Problem
Only the number is wanted: count the lines that include the word "matplotlib".

Source material
--- Begin ---

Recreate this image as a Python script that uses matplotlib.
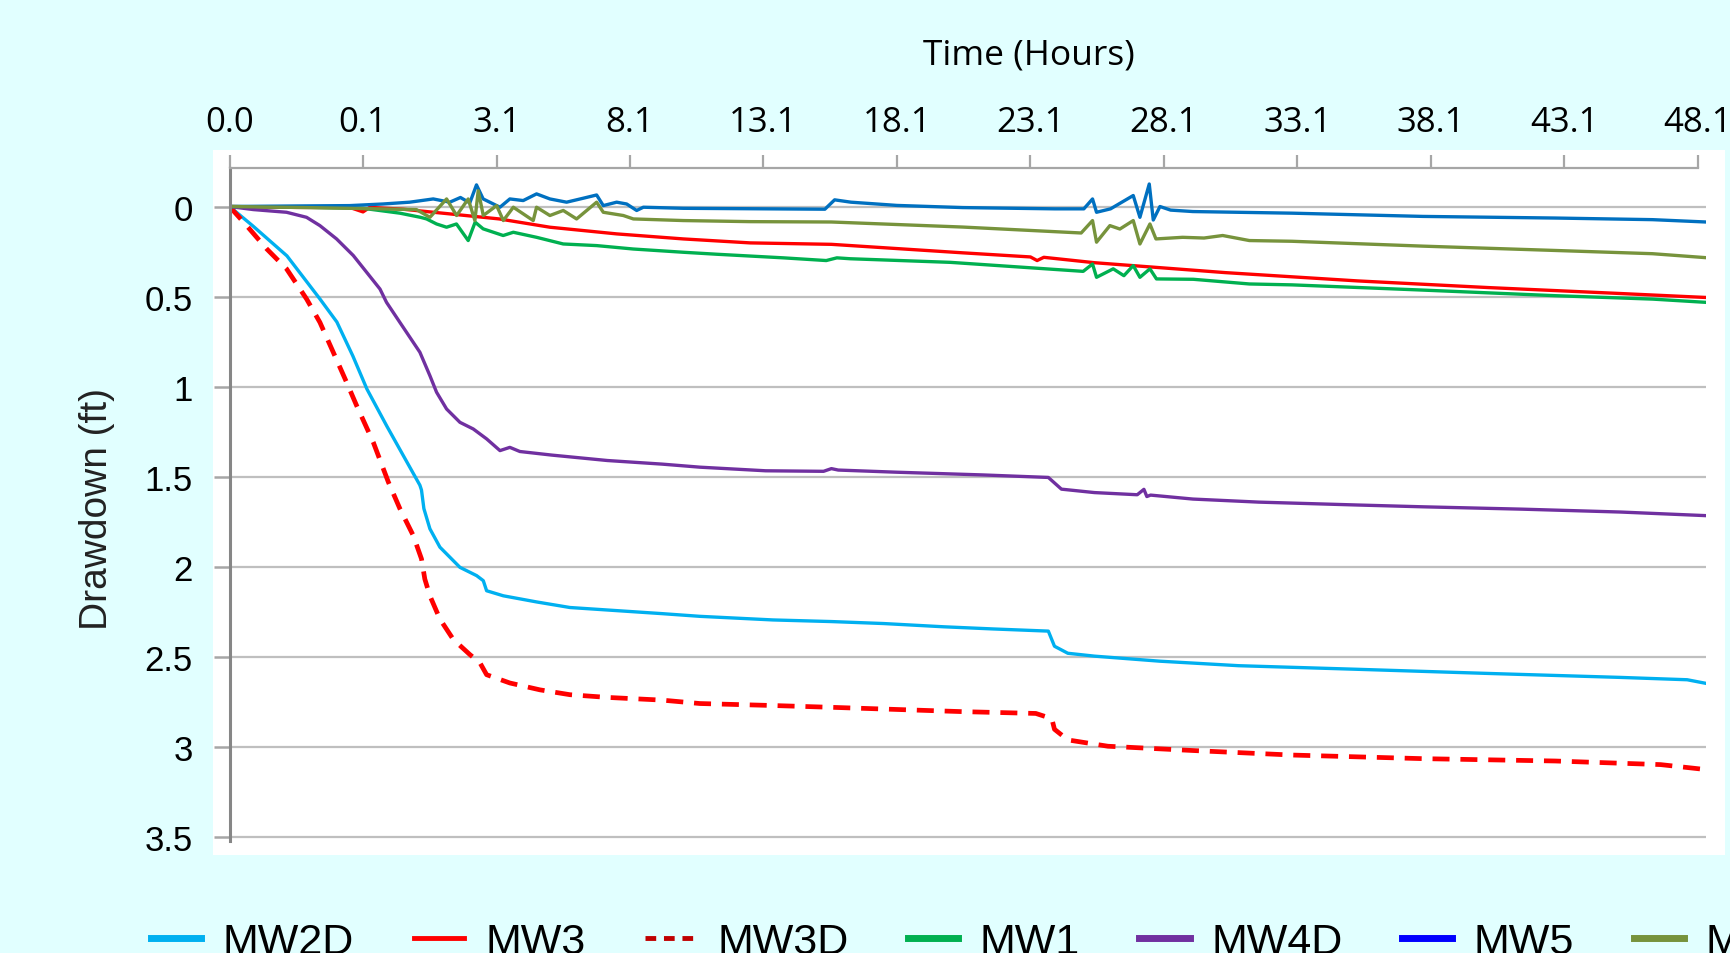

--- End ---
--- Begin ---

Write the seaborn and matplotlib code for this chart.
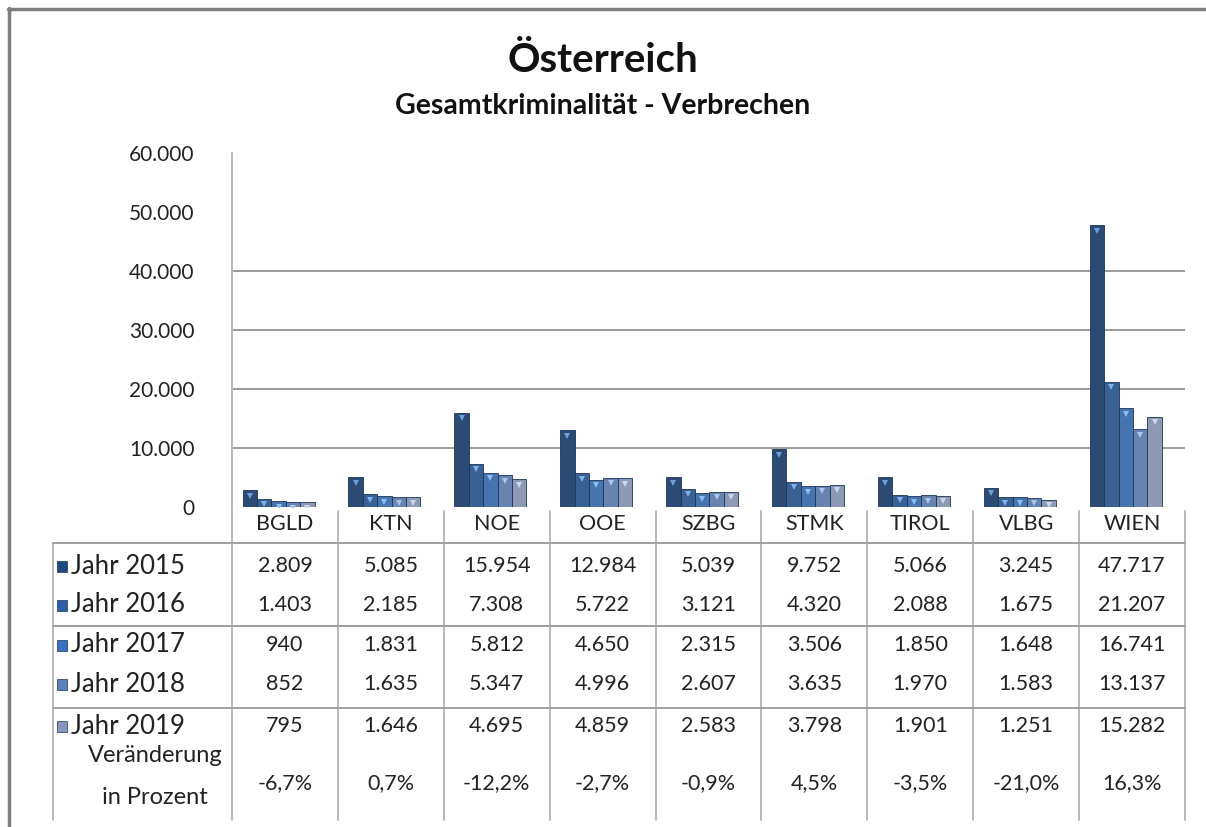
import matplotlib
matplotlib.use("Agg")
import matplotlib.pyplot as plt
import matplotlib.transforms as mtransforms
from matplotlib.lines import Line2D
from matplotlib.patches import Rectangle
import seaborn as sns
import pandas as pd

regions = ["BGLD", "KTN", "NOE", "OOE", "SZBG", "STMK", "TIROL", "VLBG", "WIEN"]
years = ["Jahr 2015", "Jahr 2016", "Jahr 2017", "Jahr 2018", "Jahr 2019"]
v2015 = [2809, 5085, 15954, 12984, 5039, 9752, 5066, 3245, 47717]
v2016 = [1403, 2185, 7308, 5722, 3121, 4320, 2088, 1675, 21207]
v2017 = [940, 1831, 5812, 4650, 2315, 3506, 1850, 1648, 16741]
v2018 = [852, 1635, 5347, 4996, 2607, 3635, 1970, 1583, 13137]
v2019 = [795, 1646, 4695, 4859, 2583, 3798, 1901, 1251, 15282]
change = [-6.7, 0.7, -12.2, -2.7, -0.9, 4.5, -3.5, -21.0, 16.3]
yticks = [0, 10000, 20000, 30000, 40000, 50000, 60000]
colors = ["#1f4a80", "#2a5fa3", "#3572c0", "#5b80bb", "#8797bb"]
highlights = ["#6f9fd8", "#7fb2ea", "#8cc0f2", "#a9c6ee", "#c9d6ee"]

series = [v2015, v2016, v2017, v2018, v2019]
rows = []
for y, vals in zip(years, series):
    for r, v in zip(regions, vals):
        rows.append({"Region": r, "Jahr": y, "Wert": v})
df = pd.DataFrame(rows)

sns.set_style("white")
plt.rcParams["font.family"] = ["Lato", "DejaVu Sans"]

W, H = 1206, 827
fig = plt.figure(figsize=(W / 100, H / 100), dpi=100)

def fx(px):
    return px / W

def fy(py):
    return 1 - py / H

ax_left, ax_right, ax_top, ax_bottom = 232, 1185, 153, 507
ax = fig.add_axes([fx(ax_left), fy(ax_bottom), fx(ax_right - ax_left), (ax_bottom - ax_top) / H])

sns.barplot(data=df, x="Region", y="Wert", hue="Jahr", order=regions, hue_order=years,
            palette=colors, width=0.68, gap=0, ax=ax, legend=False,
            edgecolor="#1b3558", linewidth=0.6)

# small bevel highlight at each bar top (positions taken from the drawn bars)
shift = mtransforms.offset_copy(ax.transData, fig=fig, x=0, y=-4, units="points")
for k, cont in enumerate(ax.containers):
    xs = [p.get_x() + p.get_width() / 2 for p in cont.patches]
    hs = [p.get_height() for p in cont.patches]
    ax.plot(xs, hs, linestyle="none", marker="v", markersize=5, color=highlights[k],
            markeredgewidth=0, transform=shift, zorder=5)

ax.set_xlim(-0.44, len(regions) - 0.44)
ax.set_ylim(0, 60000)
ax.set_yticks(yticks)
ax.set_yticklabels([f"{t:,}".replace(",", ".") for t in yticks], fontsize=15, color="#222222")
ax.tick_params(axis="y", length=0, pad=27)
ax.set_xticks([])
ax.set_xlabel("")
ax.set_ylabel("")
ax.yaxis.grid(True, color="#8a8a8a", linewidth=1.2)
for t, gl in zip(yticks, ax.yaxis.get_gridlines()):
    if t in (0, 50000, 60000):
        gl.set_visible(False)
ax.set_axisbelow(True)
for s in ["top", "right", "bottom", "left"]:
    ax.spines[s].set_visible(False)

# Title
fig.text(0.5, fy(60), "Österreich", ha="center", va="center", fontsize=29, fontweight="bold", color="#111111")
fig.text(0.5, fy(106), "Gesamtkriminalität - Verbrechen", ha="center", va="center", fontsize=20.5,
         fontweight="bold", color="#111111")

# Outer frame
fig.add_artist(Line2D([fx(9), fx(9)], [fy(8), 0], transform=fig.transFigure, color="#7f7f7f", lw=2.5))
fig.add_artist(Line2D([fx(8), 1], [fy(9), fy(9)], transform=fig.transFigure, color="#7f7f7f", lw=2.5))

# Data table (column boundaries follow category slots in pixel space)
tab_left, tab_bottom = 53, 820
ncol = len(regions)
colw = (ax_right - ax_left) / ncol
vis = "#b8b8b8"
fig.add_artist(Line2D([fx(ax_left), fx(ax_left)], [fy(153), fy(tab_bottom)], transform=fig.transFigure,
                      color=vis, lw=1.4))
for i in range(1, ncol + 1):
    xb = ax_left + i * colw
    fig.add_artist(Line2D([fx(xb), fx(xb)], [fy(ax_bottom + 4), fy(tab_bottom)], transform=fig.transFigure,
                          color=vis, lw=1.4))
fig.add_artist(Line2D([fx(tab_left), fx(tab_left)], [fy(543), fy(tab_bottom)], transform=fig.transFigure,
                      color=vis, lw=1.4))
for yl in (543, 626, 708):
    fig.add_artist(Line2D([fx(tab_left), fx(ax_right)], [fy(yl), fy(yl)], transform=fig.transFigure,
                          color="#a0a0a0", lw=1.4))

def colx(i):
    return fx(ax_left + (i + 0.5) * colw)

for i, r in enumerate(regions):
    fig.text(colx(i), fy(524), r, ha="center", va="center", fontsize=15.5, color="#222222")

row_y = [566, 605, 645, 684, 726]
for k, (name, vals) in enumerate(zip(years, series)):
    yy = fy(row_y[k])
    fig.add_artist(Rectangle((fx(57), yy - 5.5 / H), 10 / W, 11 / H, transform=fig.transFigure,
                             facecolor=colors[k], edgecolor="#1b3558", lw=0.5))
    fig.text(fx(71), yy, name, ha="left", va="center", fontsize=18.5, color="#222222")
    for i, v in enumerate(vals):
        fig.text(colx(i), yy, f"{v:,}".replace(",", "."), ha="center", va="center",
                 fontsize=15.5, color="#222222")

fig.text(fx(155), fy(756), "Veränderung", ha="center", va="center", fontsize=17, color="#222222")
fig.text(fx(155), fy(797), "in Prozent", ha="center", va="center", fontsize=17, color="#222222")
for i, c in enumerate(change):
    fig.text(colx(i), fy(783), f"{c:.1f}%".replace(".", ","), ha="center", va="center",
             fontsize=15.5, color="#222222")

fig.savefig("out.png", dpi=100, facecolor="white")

--- End ---

Solution for this task
8